No caso da idéia de atualizar o seriado “Carga Pesada”, exibido durante a década de 70 na Globo, o imponderável foi a morte do diretor Paulo Ubiratan, em 1999. Ele chegou a reunir o autor, Aguinaldo Silva, e os atores, Antônio Fagundes e Stênio Garcia, para reviver a dupla de caminhoneiros Pedro e Bino. Mas, depois de sua morte, o projeto não andou mais, embora o diretor Marcos Paulo já tenha demonstrado interesse por ele. “Quando um projeto pára, você abre a gaveta, joga lá dentro e esquece”, ensina Aguinaldo.

É o que costuma fazer Marcílio Moraes, autor de “Sonho Meu”, exibida em 1993, e co-autor de obras como “Chiquinha Gonzaga”, de 1999. Para ele, o adiamento de uma produção é o primeiro sinal de alerta. “Adiou, adeus”, diverte-se o autor, que calcula ter cerca de 10 projetos à espera de uma decisão da Globo.

Nem sempre, no entanto, a decisão final é da emissora. Com estréia prevista para 1993 na extinta Manchete, “O Marajá” foi vetada pela Justiça, que acatou um pedido dos advogados do ex-presidente Fernando Collor. Misturando jornalismo e ficção, a trama de José Louzeiro já tinha 50 capítulos gravados e abordava a trajetória do político alagoano. O diretor da novela, Marcos Schetchman, que à época era também diretor de teledramaturgia da emissora, lembra que as gravações duraram quatro meses e a proibição só chegou no dia da estréia. “Nós esperamos até a última hora por uma liminar. Só a expectativa da estréia deu à emissora 20 pontos no Ibope”, assegura Marcos, que foi um dos diretores de “O Clone”.

Mais inusitado, no entanto, foi o fim de “Terra Nostra 2”. A continuação da saga de Giulliana e Mateo foi descartada pelo próprio autor, Benedito Ruy Barbosa, que afirma estar sempre muito à vontade na Globo para tomar suas decisões. “A história já deu o que tinha que dar”, sentencia. A emissora americana Telemundo, voltada para o público hispânico dos Estados Unidos, parece discordar. Lá, “Esperança” foi rebatizada de “Terra Nostra 2” e deve estrear ainda esse mês.

Assunto indigesto

A achar ser fato corriqueiro a rejeição das emissoras a sinopses ou projetos. “É uma coisa que eu encaro com naturalidade, mas sem prazer, é claro”, resume Sérgio Marques.

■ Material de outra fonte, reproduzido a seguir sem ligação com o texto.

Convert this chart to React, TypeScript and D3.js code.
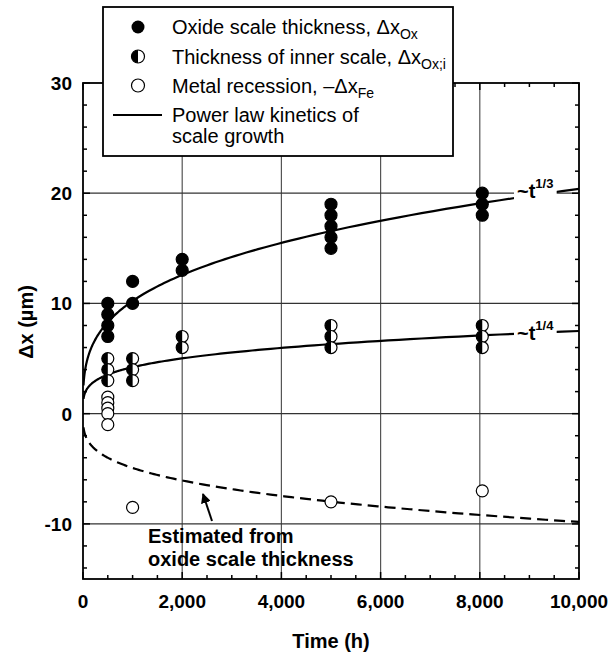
import React from "react";
import * as d3 from "d3";

// ---- Data ----
const oxideTime = [500, 500, 500, 500, 1000, 1000, 2000, 2000, 5000, 5000, 5000, 5000, 5000, 8050, 8050, 8050];
const oxideValue = [10, 9, 8, 7, 12, 10, 14, 13, 19, 18, 17, 16, 15, 20, 19, 18];

const innerTime = [500, 500, 500, 1000, 1000, 1000, 2000, 2000, 5000, 5000, 5000, 8050, 8050, 8050];
const innerValue = [5, 4, 3, 5, 4, 3, 7, 6, 8, 7, 6, 8, 7, 6];

const metalTime = [500, 500, 500, 500, 500, 1000, 5000, 8050];
const metalValue = [1.5, 1.0, 0.5, 0.0, -1.0, -8.5, -8.0, -7.0];

// power-law fits y = a * t^n
const oxideFit = { a: 1.287, n: 0.3 };
const innerFit = { a: 0.75, n: 0.25 };
const recessionFit = { a: -0.62, n: 0.3 };

const xTicks = [0, 2000, 4000, 6000, 8000, 10000];
const yTicks = [-10, 0, 10, 20, 30];
const xGrid = [2000, 4000, 6000, 8000];
const yGrid = [-10, 0, 10, 20];

const FONT = "'Liberation Sans', Arial, Helvetica, sans-serif";

export default function App() {
  const W = 612, H = 654;
  const L = 83, R = 579, T = 83, B = 579;
  const x = d3.scaleLinear().domain([0, 10000]).range([L, R]);
  const y = d3.scaleLinear().domain([-15, 30]).range([B, T]);

  const tSamples = d3.range(0, 200).map((i) => Math.pow(10, 1 + (i / 199) * 3));
  const curve = (f: { a: number; n: number }) =>
    d3
      .line<number>()
      .x((t) => x(t))
      .y((t) => y(f.a * Math.pow(t, f.n)))(tSamples) as string;

  const r = 6;
  const xMinor = d3.range(0, 10001, 500);
  const yMinor = d3.range(-14, 31, 2);

  const halfPath = (cx: number, cy: number) =>
    `M${cx},${cy - r} A${r},${r} 0 0 0 ${cx},${cy + r} Z`;

  const lblX = x(8750);
  const oxEnd = y(oxideFit.a * Math.pow(10000, oxideFit.n));
  const inEnd = y(innerFit.a * Math.pow(10000, innerFit.n));

  return (
    <svg
      width={W}
      height={H}
      style={{ position: "absolute", left: 0, top: 0, background: "#fff" }}
      fontFamily={FONT}
    >
      <rect x={0} y={0} width={W} height={H} fill="#fff" />
      {/* grid */}
      {xGrid.map((v) => (
        <line key={"gx" + v} x1={x(v)} x2={x(v)} y1={T} y2={B} stroke="#555" strokeWidth={1.2} />
      ))}
      {yGrid.map((v) => (
        <line key={"gy" + v} x1={L} x2={R} y1={y(v)} y2={y(v)} stroke="#333" strokeWidth={1.2} />
      ))}

      {/* ticks (inward, all four sides) */}
      {xMinor.map((v) => {
        const len = v % 2000 === 0 ? 7 : 4;
        return (
          <g key={"xt" + v}>
            <line x1={x(v)} x2={x(v)} y1={B} y2={B - len} stroke="#000" strokeWidth={1.5} />
            <line x1={x(v)} x2={x(v)} y1={T} y2={T + len} stroke="#000" strokeWidth={1.5} />
          </g>
        );
      })}
      {yMinor.map((v) => {
        const len = v % 10 === 0 ? 7 : 4;
        return (
          <g key={"yt" + v}>
            <line x1={L} x2={L + len} y1={y(v)} y2={y(v)} stroke="#000" strokeWidth={1.5} />
            <line x1={R} x2={R - len} y1={y(v)} y2={y(v)} stroke="#000" strokeWidth={1.5} />
          </g>
        );
      })}

      {/* curves */}
      <defs>
        <clipPath id="plotclip">
          <rect x={L} y={T} width={R - L} height={B - T} />
        </clipPath>
      </defs>
      <g clipPath="url(#plotclip)">
        <path d={curve(oxideFit)} fill="none" stroke="#000" strokeWidth={2.2} />
        <path d={curve(innerFit)} fill="none" stroke="#000" strokeWidth={2.2} />
        <path d={curve(recessionFit)} fill="none" stroke="#000" strokeWidth={2.2} strokeDasharray="11,6" />
      </g>

      {/* curve labels */}
      <rect x={lblX - 3} y={oxEnd - 18} width={x(9550) - lblX + 3} height={32} fill="#fff" />
      <text x={lblX} y={oxEnd + 9} fontSize={20} fontWeight="bold">
        ~t<tspan fontSize={13} dy={-10}>1/3</tspan>
      </text>
      <rect x={lblX - 3} y={inEnd - 18} width={x(9550) - lblX + 3} height={32} fill="#fff" />
      <text x={lblX} y={inEnd + 9} fontSize={20} fontWeight="bold">
        ~t<tspan fontSize={13} dy={-10}>1/4</tspan>
      </text>

      {/* points */}
      {oxideTime.map((t, i) => (
        <circle key={"o" + i} cx={x(t)} cy={y(oxideValue[i])} r={r} fill="#000" stroke="#000" strokeWidth={1.2} />
      ))}
      {innerTime.map((t, i) => (
        <g key={"i" + i}>
          <circle cx={x(t)} cy={y(innerValue[i])} r={r} fill="#fff" stroke="#000" strokeWidth={1.2} />
          <path d={halfPath(x(t), y(innerValue[i]))} fill="#000" />
        </g>
      ))}
      {metalTime.map((t, i) => (
        <circle key={"m" + i} cx={x(t)} cy={y(metalValue[i])} r={r} fill="#fff" stroke="#000" strokeWidth={1.2} />
      ))}

      {/* annotation */}
      <defs>
        <marker id="arrow" viewBox="0 0 10 10" refX={9} refY={5} markerWidth={5} markerHeight={5} orient="auto">
          <path d="M0,0 L10,5 L0,10 Z" fill="#000" />
        </marker>
      </defs>
      <line x1={212} y1={521} x2={203} y2={494} stroke="#000" strokeWidth={2} markerEnd="url(#arrow)" />
      <text x={148} y={543} fontSize={20} fontWeight="bold">Estimated from</text>
      <text x={148} y={566} fontSize={20} fontWeight="bold">oxide scale thickness</text>

      {/* frame */}
      <rect x={L} y={T} width={R - L} height={B - T} fill="none" stroke="#000" strokeWidth={1.8} />

      {/* tick labels */}
      {yTicks.map((v) => (
        <text key={"yl" + v} x={72} y={y(v) + 7} fontSize={19} fontWeight="bold" textAnchor="end">
          {v}
        </text>
      ))}
      {xTicks.map((v) => (
        <text key={"xl" + v} x={x(v)} y={608} fontSize={19} fontWeight="bold" textAnchor="middle">
          {d3.format(",")(v)}
        </text>
      ))}
      <text x={(L + R) / 2} y={648} fontSize={20} fontWeight="bold" textAnchor="middle">
        Time (h)
      </text>
      <text
        transform={`translate(33, 322) rotate(-90)`}
        fontSize={20}
        fontWeight="bold"
        textAnchor="middle"
      >
        Δx (µm)
      </text>

      {/* legend */}
      <rect x={103} y={7} width={350} height={149} fill="#fff" stroke="#000" strokeWidth={1.8} />
      <circle cx={138} cy={27} r={6.5} fill="#000" />
      <circle cx={138} cy={56.5} r={6.5} fill="#fff" stroke="#000" strokeWidth={1.2} />
      <path d={`M138,${56.5 - 6.5} A6.5,6.5 0 0 0 138,${56.5 + 6.5} Z`} fill="#000" />
      <circle cx={138} cy={85.5} r={6.5} fill="#fff" stroke="#000" strokeWidth={1.2} />
      <line x1={113} x2={162} y1={115} y2={115} stroke="#000" strokeWidth={2} />
      <text x={172} y={34} fontSize={20}>
        Oxide scale thickness, Δx<tspan fontSize={14} dy={5}>Ox</tspan>
      </text>
      <text x={172} y={64} fontSize={20}>
        Thickness of inner scale, Δx<tspan fontSize={14} dy={5}>Ox;i</tspan>
      </text>
      <text x={172} y={93} fontSize={20}>
        Metal recession, –Δx<tspan fontSize={14} dy={5}>Fe</tspan>
      </text>
      <text x={172} y={122} fontSize={20}>Power law kinetics of</text>
      <text x={172} y={143} fontSize={20}>scale growth</text>
    </svg>
  );
}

Há autores, no entanto, que não aceitam sequer falar sobre seus trabalhos “engavetados”. É o caso de Mauro Rasi, que teve cancelado o semanal “As Tias do Mauro”, da Globo, mesmo após anúncios sobre a atração, em 1997.

Quem também não fala sobre o veto da Globo é Gilberto Braga. Fora do ar desde “A Força de Um Desejo”, de 1999, ele não quer comentar o assunto “Celebridades”. “Não tenho interesse em falar disso”, finaliza o autor.

Autora de “A Muralha”, Maria Adelaide Amaral viu “adiada” sua novela “A Dança da Vida”, que entraria depois de “Coração de Estudante”. Inicialmente classificada pelo Ministério da Justiça como imprópria para menores de 14 anos, a novela acabou substituída por “Sabor da Paixão”, de Ana Maria Moretzsohn. Mas ela também não comenta o fato. “O meu lema é: para frente é que se olha”, encerra.

Muitas idas e vindas

Em 1975, a Censura Federal proibiu a exibição de “Roque Santeiro”, de Dias Gomes. Dez anos depois, uma nova versão da novela se transformou no maior sucesso da tevê brasileira até hoje.

Concebido como um seriado dominical, “Os Três Mosqueteiros” acabou virando especial de fim de ano, exibido em 1999 na Globo. Idelizador do projeto, Pedro Vasconcelos admite que o orçamento era muito alto para uma produção semanal.

Segundo Guto Franco, um dos autores do “sitcom” “Meu Cunhado”, Sílvio Santos está aguardando o melhor momento para levá-lo ao ar no SBT. O programa, estrelado por Moacyr Franco e Ronald Golias, está em produção há quase dois anos.

“Batalha de Arroz Num Ringue Para Dois”, o semanal estrelado por Miguel Falabella e Cláudia Jimenez, deveria ter estreado em maio na Globo. Segundo Maria Carmem Barbosa, uma das autoras, o projeto está nas mãos de Jorge Fernando.